Especially when marathon games follows marathon game on consecutive nights, and catching knuckleballers just ain't your bag.

3 passed balls. The first on a strikeout of Gary Sheffield. Of course,
Sheffield reached first safely, that's the way the script should read.
But Wakefield shook this off, and shook off every dropped pitch by
Varitek that didn't result in a passed ball.

Mirabelli desperately needed to be in this game. I know Francona wanted
Varitek's bat in the lineup. I know that Varitek, who has hit miserably
against Mike Mussina drew a walk batting right-handed against Mussina
to score the first Boston run. And yes, I know it was Varitek who hit
the sacrifice fly to tie this game.

But, if each passed ball is worth 90 feet, and you have 3 passed balls,
simple algebra tells you the 4th passed ball puts a runner on home
plate. And then you would most certainly like to have Varitek's bat in
the lineup.

After the first passed ball, every pitch by Wakefield was excruciating.
But it wasn't his fault. Maybe it was his fault that he was that good,
consistently throwing strikes. You knew one of those balls, that always
hit Varitek in the glove, would eventually score the winning run.

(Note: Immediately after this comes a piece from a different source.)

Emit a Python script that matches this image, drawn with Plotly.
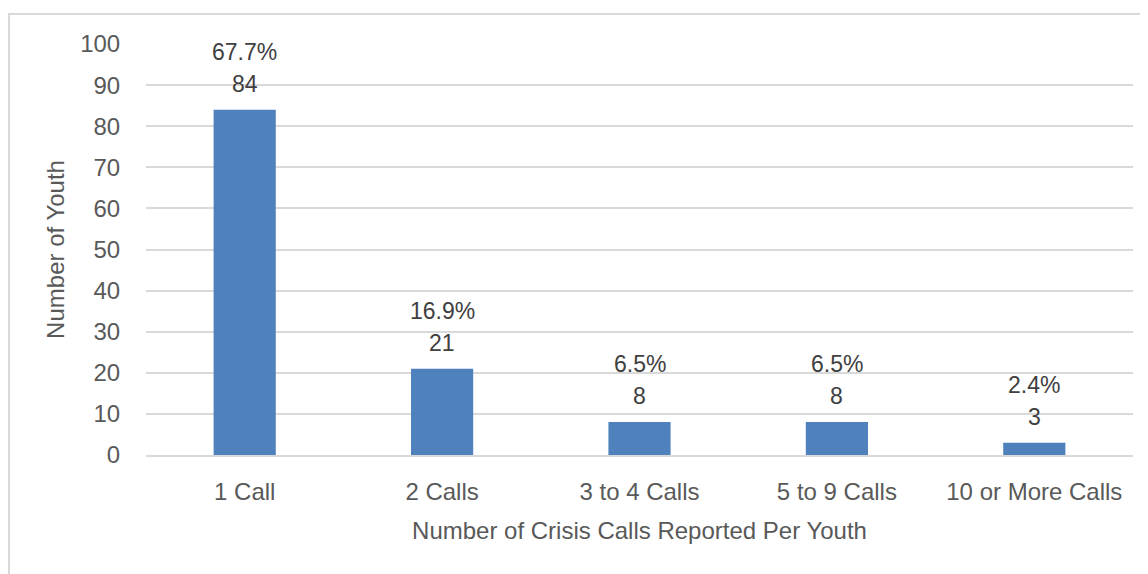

Francona had time to realize even before the 2nd and 3rd passed balls,
how badly this could end. But he stuck with Varitek for better or
worse. Even intentionally walking Posada after a passed ball had moved
Matsui from first to second.

Francona knew that Varitek would catch just enough balls to give Ortiz
another shot at becoming hero and sending the last remaining Nomar
jerseys in Boston to the Salvation Army.

I'm just happy we've got at least one more game.